Science in the minds of brilliant people never ceases to amaze me. Wild ideas become reality. Today just might be the day you heard about THE cure for cancer.


It's an ugly and large family of diseases that attack our bodies, yet all too often, the stories end with a losing battle. And it's not a 'new' disease that just popped up in the last hundred or so years like many believe. In fact, the earliest recording of 'cancer' was some 3,600 years ago by the brilliant Egyptians.

Cancer only seems like something 'new' because we're so good at diagnosing it these days. Technology has come a very long way in not only recognizing it, but also treating it.

A mix of radiation, surgery, and chemotherapy has been the go-to treatment for most cancers over the last few decades. Some respond very well, and others sadly don't. But, there is hope in the results of a wild shot in the dark taken at the Mayo Clinic over the last year.

Researchers at Mayo have been working with select viruses over the last few years. The idea was to make measles genetically toxic to cancer cells, yet leaving the cancer host alone. Basically, giving cancer a deadly virus.
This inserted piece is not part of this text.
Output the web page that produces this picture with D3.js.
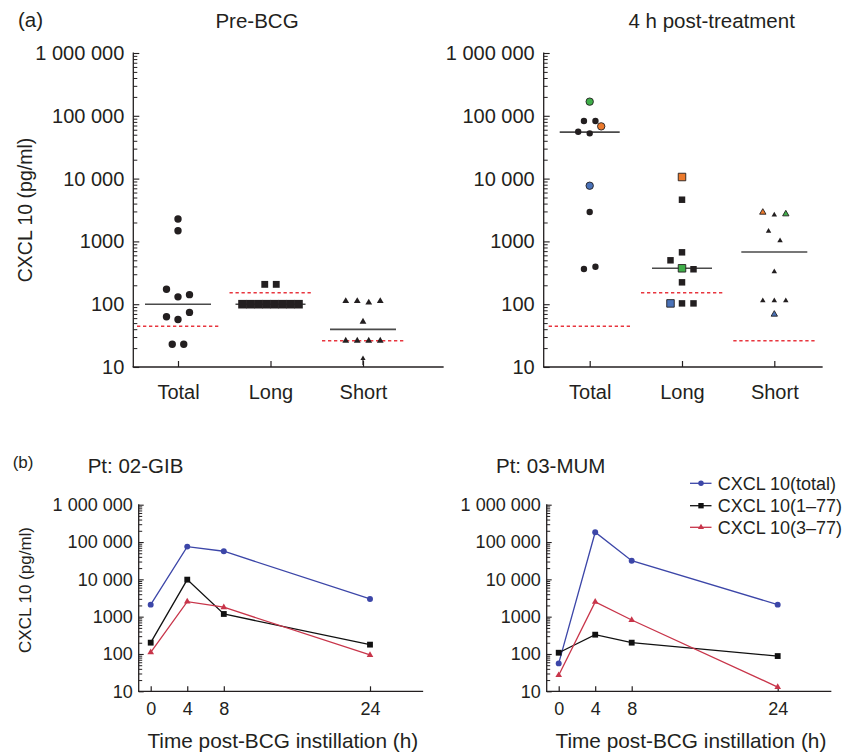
<!DOCTYPE html>
<html><head><meta charset="utf-8">
<script src="https://cdn.jsdelivr.net/npm/d3@7"></script>
<style>
body{margin:0;background:#fff}
svg{display:block;font-family:"Liberation Sans",Arial,Helvetica,sans-serif}
</style></head><body>
<svg id="c" width="856" height="752"></svg>
<script>
// ---------------- DATA ----------------
const categories = ["Total", "Long", "Short"];
const topTitles = ["Pre-BCG", "4 h post-treatment"];
const yTickValues = [10, 100, 1000, 10000, 100000, 1000000];
const yLabel = "CXCL 10 (pg/ml)";

// rows of similar values shown side by side; [value, patient] marks highlighted patients; null = below detection limit
const preTotal  = [[2275], [1480], [173, 131, 142], [63, 57, 74], [23, 23]];
const preLong   = [[207, 207], [100, 100, 100, 100, 100, 100, 100, 100]];
const preShort  = [[112, 112, 106, 112], [52.6], [26.2, 26.2, 26.2, 26.2], [null]];
const postTotal = [[[168000, "A"]], [82600, 82600], [55800, 52500, [67900, "B"]], [[7700, "C"]], [2940], [363, 395]];
const postLong  = [[[10600, "B"]], [4610], [670], [500, [373, "A"], 360], [223], [[103, "C"], 103, 103]];
const postShort = [[[2900, "B"], 2630, [2730, "A"]], [1450, 1026], [330], [114, 114, 114], [[69, "C"]]];
const preMedian  = [100, 100, 39.8];
const postMedian = [55000, 373, 678];
const detectionLevel = [44.5, 152, 26.2];
const patientColors = {A: "#3fae49", B: "#ec7a2c", C: "#4a72b8"};

const timePoints = [0, 4, 8, 24];
const seriesNames = ["CXCL 10(total)", "CXCL 10(1–77)", "CXCL 10(3–77)"];
const gibTotal = [2100, 75300, 56600, 2980];
const gib177   = [201, 9820, 1180, 178];
const gib377   = [111, 2520, 1790, 94];
const mumTotal = [56, 183000, 31700, 2100];
const mum177   = [108, 329, 201, 88];
const mum377   = [27, 2480, 813, 13];
const bottomTitles = ["Pt: 02-GIB", "Pt: 03-MUM"];
const xLabel = "Time post-BCG instillation (h)";

// ---------------- DRAWING ----------------
const svg = d3.select("#c");
const INK = "#231f20";
const seriesColors = ["#3c46a8", "#111111", "#c8354a"];
const seriesSymbols = [d3.symbolCircle, d3.symbolSquare, d3.symbolTriangle];

const fmt = v => v >= 10000 ? d3.format(",")(v).replace(/,/g, " ") : String(v);
const minorTicks = [];
for (let e = 1; e < 6; e++) for (let m = 2; m < 10; m++) minorTicks.push(m * Math.pow(10, e));

function drawYAxis(y, x0, majorLen, minorLen, pad, fs) {
  const g = svg.append("g").attr("transform", `translate(${x0},0)`);
  g.append("g")
    .call(d3.axisLeft(y).tickValues(yTickValues).tickFormat(fmt).tickSizeInner(-majorLen).tickSizeOuter(0).tickPadding(pad))
    .call(s => s.select(".domain").remove())
    .call(s => s.selectAll("line").attr("stroke", INK).attr("stroke-width", 1.1))
    .call(s => s.selectAll("text").attr("fill", INK).attr("font-size", fs).attr("font-family", null));
  g.append("g")
    .call(d3.axisLeft(y).tickValues(minorTicks).tickFormat("").tickSizeInner(-minorLen).tickSizeOuter(0))
    .call(s => s.select(".domain").remove())
    .call(s => s.selectAll("line").attr("stroke", INK).attr("stroke-width", 1));
  g.append("line").attr("x1", 0).attr("x2", 0).attr("y1", y.range()[0]).attr("y2", y.range()[1] - 0.5)
    .attr("stroke", INK).attr("stroke-width", 1.3);
}
function drawXLine(y0, x0, x1) {
  svg.append("line").attr("x1", x0).attr("x2", x1).attr("y1", y0).attr("y2", y0)
    .attr("stroke", INK).attr("stroke-width", 1.3).attr("stroke-linecap", "square");
}
function text(x, y, s, fs, anchor, extra) {
  const t = svg.append("text").attr("x", x).attr("y", y).attr("font-size", fs)
    .attr("fill", INK).attr("text-anchor", anchor || "start").text(s);
  if (extra) extra(t);
  return t;
}

// ---------- Top panels ----------
const yTop = d3.scaleLog().domain([10, 1000000]).range([367, 53]);
const topPanels = [
  {x0: 133.3, x1: 443, c0: 178, c1: 363, groups: [preTotal, preLong, preShort], med: preMedian,
   title: topTitles[0], tx: 257, sz: {circle: 43, square: 47, triangle: 20}, medW: [66, 70, 66]},
  {x0: 543.7, x1: 822, c0: 589.7, c1: 774.3, groups: [postTotal, postLong, postShort], med: postMedian,
   title: topTitles[1], tx: 711.7, sz: {circle: 32, square: 42, triangle: 13}, medW: [60, 60, 66]}
];
const shapeOf = [d3.symbolCircle, d3.symbolSquare, d3.symbolTriangle];
const shapeKey = ["circle", "square", "triangle"];

topPanels.forEach(p => {
  const x = d3.scalePoint().domain(categories).range([p.c0, p.c1]);
  drawYAxis(yTop, p.x0, 6, 4, 9, 20);
  drawXLine(yTop(10), p.x0, p.x1);
  svg.append("g").attr("transform", `translate(0,${yTop(10)})`)
    .call(d3.axisBottom(x).tickSizeInner(-6).tickSizeOuter(0).tickPadding(17.5))
    .call(s => s.select(".domain").remove())
    .call(s => s.selectAll("line").attr("stroke", INK).attr("stroke-width", 1.2))
    .call(s => s.selectAll("text").attr("fill", INK).attr("font-size", 20).attr("font-family", null));
  text(p.tx, 28, p.title, 20.5, "middle");

  categories.forEach((cat, ci) => {
    const cx = x(cat);
    // detection level (red dashed)
    svg.append("line").attr("x1", cx - 41).attr("x2", cx + 41)
      .attr("y1", yTop(detectionLevel[ci])).attr("y2", yTop(detectionLevel[ci]))
      .attr("stroke", "#e8363f").attr("stroke-width", 1.5).attr("stroke-dasharray", "3.3,2.7");
    // median
    svg.append("line").attr("x1", cx - p.medW[ci] / 2).attr("x2", cx + p.medW[ci] / 2)
      .attr("y1", yTop(p.med[ci])).attr("y2", yTop(p.med[ci]))
      .attr("stroke", "#4a4a4a").attr("stroke-width", 1.6);
    // points
    p.groups[ci].forEach(row => {
      const n = row.length;
      const sp = n > 1 ? Math.min(11.5, 56 / (n - 1)) : 0;
      row.forEach((pt, i) => {
        const [v, pat] = Array.isArray(pt) ? pt : [pt, null];
        const px = cx + (i - (n - 1) / 2) * sp;
        if (v === null) {
          const yb = yTop(10);
          svg.append("line").attr("x1", px).attr("x2", px).attr("y1", yb - 2).attr("y2", yb - 8)
            .attr("stroke", INK).attr("stroke-width", 1.2);
          svg.append("path").attr("d", `M${px},${yb - 11.5}L${px - 2.6},${yb - 7}L${px + 2.6},${yb - 7}Z`).attr("fill", INK);
          return;
        }
        let size = p.sz[shapeKey[ci]];
        if (pat) size *= 1.35;
        if (n > 4) size = Math.max(size, (sp + 0.6) * (sp + 0.6)); // dense rows merge into a bar
        svg.append("path")
          .attr("d", d3.symbol().type(shapeOf[ci]).size(size)())
          .attr("transform", `translate(${px},${yTop(v)})`)
          .attr("fill", pat ? patientColors[pat] : INK)
          .attr("stroke", pat ? INK : "none").attr("stroke-width", 0.9);
      });
    });
  });
});
// y label top
text(0, 0, yLabel, 19.5, "middle", t => t.attr("transform", "translate(32.3,210) rotate(-90)"));
text(18, 27, "(a)", 20.5, "start");

// ---------- Bottom panels ----------
const yBot = d3.scaleLog().domain([10, 1000000]).range([691.3, 504.7]);
const botPanels = [
  {x0: 138.7, x1: 422.5, t0: 150.7, t24: 370, data: [gibTotal, gib177, gib377], title: bottomTitles[0], tx: 87.7},
  {x0: 546.7, x1: 830.7, t0: 558.7, t24: 777.7, data: [mumTotal, mum177, mum377], title: bottomTitles[1], tx: 496}
];
const markerSizes = [28, 34, 19];
botPanels.forEach(p => {
  const x = d3.scaleLinear().domain([0, 24]).range([p.t0, p.t24]);
  drawYAxis(yBot, p.x0, 5, 3.5, 6, 18);
  drawXLine(yBot(10), p.x0, p.x1);
  svg.append("g").attr("transform", `translate(0,${yBot(10)})`)
    .call(d3.axisBottom(x).tickValues(timePoints).tickFormat(d3.format("d")).tickSizeInner(-5).tickSizeOuter(0).tickPadding(10.5))
    .call(s => s.select(".domain").remove())
    .call(s => s.selectAll("line").attr("stroke", INK).attr("stroke-width", 1.2))
    .call(s => s.selectAll("text").attr("fill", INK).attr("font-size", 18).attr("font-family", null));
  text(p.tx, 473.3, p.title, 20.5, "start");
  text((p.x0 + p.x1) / 2 + 2.2, 747.5, xLabel, 20.8, "middle");
  const line = d3.line().x((d, i) => x(timePoints[i])).y(d => yBot(d));
  p.data.forEach((series, si) => {
    svg.append("path").attr("d", line(series)).attr("fill", "none")
      .attr("stroke", seriesColors[si]).attr("stroke-width", 1.3);
    series.forEach((v, i) => {
      svg.append("path").attr("d", d3.symbol().type(seriesSymbols[si]).size(markerSizes[si])())
        .attr("transform", `translate(${x(timePoints[i])},${yBot(v)})`)
        .attr("fill", seriesColors[si]);
    });
  });
});
text(0, 0, yLabel, 17, "middle", t => t.attr("transform", "translate(31,590) rotate(-90)"));
text(12.7, 468, "(b)", 17, "start");

// legend
const legendY = [483.3, 505.7, 527.3];
seriesNames.forEach((name, si) => {
  const ly = legendY[si];
  svg.append("line").attr("x1", 690).attr("x2", 711.5).attr("y1", ly).attr("y2", ly)
    .attr("stroke", seriesColors[si]).attr("stroke-width", 1.3);
  svg.append("path").attr("d", d3.symbol().type(seriesSymbols[si]).size(markerSizes[si] * 0.85)())
    .attr("transform", `translate(701,${ly})`).attr("fill", seriesColors[si]);
  text(717.7, ly, name, 18, "start", t => t.attr("dy", "0.35em"));
});
</script>
</body></html>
The idea makes sense, the science is sound, and the ability to manufacture such a thing is possible in today's medicine. All they needed was a willing candidate to try this groundbreaking theory on.
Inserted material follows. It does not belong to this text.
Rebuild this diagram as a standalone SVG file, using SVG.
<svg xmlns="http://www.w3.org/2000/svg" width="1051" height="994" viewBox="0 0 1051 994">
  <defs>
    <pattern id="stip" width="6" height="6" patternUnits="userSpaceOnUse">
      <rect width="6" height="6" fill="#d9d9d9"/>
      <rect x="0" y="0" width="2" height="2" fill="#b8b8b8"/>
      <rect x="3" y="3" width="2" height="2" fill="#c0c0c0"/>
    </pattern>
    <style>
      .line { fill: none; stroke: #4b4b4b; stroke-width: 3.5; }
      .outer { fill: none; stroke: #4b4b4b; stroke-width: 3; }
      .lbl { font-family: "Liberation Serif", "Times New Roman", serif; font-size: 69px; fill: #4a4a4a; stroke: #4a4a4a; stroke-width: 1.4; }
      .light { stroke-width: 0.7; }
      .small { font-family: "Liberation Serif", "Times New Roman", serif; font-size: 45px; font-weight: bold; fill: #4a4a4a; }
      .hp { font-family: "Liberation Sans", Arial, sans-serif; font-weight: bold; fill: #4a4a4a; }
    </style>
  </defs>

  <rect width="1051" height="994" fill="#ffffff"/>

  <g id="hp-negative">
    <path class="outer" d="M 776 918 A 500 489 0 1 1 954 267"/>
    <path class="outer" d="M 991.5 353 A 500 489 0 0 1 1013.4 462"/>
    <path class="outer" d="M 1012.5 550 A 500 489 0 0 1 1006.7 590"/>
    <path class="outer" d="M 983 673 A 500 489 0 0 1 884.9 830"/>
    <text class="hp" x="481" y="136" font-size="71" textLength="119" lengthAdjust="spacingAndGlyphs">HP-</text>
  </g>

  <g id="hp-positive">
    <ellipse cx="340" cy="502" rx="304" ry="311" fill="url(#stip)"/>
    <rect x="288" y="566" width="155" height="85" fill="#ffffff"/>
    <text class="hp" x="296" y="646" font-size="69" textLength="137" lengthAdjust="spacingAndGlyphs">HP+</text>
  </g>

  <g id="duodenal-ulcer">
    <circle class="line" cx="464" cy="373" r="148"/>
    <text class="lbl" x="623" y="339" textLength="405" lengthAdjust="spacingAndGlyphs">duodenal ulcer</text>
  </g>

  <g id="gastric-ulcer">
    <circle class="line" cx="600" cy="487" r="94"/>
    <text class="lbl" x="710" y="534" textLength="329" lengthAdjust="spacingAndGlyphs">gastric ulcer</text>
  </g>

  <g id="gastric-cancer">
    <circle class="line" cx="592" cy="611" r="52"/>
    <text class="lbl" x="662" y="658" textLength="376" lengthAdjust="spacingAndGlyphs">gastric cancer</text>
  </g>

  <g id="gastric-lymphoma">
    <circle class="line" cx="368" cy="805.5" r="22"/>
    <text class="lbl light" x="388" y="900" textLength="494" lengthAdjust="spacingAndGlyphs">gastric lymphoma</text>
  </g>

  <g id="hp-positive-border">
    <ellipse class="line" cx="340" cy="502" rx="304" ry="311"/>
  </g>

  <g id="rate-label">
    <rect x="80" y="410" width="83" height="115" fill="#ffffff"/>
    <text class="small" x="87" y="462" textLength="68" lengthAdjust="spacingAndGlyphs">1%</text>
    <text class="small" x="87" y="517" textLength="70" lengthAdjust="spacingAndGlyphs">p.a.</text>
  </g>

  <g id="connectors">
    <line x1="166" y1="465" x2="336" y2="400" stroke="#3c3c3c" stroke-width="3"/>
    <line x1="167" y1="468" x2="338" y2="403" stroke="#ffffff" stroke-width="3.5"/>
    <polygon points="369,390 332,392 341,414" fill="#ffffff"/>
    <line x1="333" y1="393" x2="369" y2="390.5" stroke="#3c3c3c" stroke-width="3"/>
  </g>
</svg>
Enter Stacy Erholtz, a 49 year old Minnesota woman suffering through a fight with multiple myeloma. It's a cancer that attacks a person plasma cells, blood, bones, marrow, and nervous system. It's quite a painful cancer to have.

Having been through chemotherapy and two different stem cell transplants with little to no positive results, things were looking bleak for Stacy. This made her a good candidate for Mayo's new experiment... and with her outlook not too bright, she decided to take that shot in the dark.
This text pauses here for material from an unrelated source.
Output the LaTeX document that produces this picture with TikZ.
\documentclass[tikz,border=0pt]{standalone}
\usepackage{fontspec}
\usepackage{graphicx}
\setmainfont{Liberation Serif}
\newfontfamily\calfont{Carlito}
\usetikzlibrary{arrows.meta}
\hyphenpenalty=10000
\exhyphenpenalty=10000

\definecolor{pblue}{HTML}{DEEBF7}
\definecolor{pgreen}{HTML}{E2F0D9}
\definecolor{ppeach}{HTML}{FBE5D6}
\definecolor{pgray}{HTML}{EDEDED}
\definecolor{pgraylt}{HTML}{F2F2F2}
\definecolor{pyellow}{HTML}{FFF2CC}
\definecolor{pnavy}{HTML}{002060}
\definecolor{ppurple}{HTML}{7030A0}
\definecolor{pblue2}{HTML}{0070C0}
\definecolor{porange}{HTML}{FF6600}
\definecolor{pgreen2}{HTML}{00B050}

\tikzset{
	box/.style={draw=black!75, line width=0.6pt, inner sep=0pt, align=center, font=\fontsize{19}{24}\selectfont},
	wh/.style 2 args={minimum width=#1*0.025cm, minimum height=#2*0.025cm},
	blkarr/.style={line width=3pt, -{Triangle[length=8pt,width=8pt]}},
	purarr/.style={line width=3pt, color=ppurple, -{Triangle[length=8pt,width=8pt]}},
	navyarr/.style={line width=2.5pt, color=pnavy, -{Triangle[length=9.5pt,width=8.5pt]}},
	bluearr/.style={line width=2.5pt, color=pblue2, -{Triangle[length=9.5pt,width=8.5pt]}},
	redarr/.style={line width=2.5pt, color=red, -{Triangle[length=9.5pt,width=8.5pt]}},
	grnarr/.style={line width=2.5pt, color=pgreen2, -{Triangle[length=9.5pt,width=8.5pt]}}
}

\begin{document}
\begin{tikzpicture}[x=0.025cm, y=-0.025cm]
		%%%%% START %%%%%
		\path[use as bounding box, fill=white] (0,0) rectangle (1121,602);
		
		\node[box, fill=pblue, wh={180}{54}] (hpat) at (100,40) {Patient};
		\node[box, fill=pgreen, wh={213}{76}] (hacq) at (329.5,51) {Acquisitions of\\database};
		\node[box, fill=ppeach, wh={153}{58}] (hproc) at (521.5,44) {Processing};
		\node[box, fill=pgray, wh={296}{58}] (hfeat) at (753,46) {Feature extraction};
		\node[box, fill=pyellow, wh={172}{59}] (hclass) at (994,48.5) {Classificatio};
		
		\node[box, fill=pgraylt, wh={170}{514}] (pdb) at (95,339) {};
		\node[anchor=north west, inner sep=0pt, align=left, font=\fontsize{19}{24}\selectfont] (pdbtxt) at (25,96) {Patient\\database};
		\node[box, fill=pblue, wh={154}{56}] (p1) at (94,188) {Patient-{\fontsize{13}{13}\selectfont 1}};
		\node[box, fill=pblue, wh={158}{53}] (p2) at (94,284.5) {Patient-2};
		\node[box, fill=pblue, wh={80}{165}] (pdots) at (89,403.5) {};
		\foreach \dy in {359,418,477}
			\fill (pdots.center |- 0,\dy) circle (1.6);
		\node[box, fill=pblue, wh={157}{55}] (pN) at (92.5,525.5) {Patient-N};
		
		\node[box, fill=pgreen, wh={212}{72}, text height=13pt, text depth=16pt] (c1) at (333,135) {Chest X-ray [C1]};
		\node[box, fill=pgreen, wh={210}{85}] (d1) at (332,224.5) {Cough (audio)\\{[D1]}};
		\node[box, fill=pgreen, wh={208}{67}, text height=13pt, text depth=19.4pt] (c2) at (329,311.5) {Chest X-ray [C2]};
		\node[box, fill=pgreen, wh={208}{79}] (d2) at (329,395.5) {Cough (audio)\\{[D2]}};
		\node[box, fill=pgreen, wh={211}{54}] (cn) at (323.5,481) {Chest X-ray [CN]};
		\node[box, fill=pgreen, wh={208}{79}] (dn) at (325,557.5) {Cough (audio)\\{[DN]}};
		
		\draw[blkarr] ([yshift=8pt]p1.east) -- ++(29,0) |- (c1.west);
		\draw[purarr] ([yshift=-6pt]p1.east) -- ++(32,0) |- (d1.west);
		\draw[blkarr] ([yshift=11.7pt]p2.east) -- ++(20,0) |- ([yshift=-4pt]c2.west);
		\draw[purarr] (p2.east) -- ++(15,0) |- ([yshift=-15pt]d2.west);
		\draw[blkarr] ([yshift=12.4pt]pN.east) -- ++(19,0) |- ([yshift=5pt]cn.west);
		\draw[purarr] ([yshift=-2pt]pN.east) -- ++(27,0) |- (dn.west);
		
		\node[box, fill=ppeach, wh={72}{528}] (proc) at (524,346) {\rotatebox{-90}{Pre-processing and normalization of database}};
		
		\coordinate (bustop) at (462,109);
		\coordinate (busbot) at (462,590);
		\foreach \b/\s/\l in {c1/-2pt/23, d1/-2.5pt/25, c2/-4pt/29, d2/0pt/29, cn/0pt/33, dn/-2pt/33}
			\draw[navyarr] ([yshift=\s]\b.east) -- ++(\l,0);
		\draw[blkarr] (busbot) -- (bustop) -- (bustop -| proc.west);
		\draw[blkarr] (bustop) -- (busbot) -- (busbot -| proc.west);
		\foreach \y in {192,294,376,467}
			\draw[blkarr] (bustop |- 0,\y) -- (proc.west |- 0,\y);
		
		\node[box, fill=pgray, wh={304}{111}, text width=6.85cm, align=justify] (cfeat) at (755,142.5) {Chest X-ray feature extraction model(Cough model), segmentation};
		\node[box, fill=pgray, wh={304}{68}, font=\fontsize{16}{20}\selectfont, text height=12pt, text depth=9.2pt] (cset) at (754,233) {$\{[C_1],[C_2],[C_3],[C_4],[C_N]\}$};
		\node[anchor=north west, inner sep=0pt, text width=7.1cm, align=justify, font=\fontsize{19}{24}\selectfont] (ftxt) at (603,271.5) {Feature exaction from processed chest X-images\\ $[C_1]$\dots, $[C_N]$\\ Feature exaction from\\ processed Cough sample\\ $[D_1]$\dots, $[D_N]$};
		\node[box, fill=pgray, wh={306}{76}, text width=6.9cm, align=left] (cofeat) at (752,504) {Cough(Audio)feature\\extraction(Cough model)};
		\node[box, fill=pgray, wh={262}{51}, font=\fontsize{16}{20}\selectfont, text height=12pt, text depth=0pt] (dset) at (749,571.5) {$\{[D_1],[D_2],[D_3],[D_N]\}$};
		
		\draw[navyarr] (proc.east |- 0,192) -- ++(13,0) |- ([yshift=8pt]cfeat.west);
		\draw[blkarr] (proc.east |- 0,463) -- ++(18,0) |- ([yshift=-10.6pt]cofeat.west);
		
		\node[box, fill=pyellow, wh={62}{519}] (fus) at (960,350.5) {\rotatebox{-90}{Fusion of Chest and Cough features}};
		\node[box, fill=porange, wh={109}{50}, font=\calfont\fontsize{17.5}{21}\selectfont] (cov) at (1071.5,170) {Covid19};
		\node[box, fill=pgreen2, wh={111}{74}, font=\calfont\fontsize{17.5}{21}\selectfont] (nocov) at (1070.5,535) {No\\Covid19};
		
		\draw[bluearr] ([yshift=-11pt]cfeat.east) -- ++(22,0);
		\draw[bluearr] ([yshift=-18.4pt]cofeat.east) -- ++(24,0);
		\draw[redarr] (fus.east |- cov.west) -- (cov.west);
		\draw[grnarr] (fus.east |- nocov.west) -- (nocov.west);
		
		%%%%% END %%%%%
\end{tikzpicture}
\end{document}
The doctors at Mayo Clinic injected 100 billion units of genetically enhanced measles directly injected into Stacy's blood stream. That's enough to make 10 million vaccinations. And the results started showing up within the hour.

Stacy started to experience a terrible headache. Another hour passed into uncontrollable shaking and a 105 fever. It was a very long night for everyone involved... but within a few days, Stacy started to feel normal again.

Monitoring her over the next few months, the researchers realized that her tumors were shrinking. Her cancer was becoming less by the day. Eventually, her tumors disappeared. Stacy has been completely cancer free for six months.

The Mayo Clinic is still working on this idea to become, not only a treatment, but the cure for cancer in the future.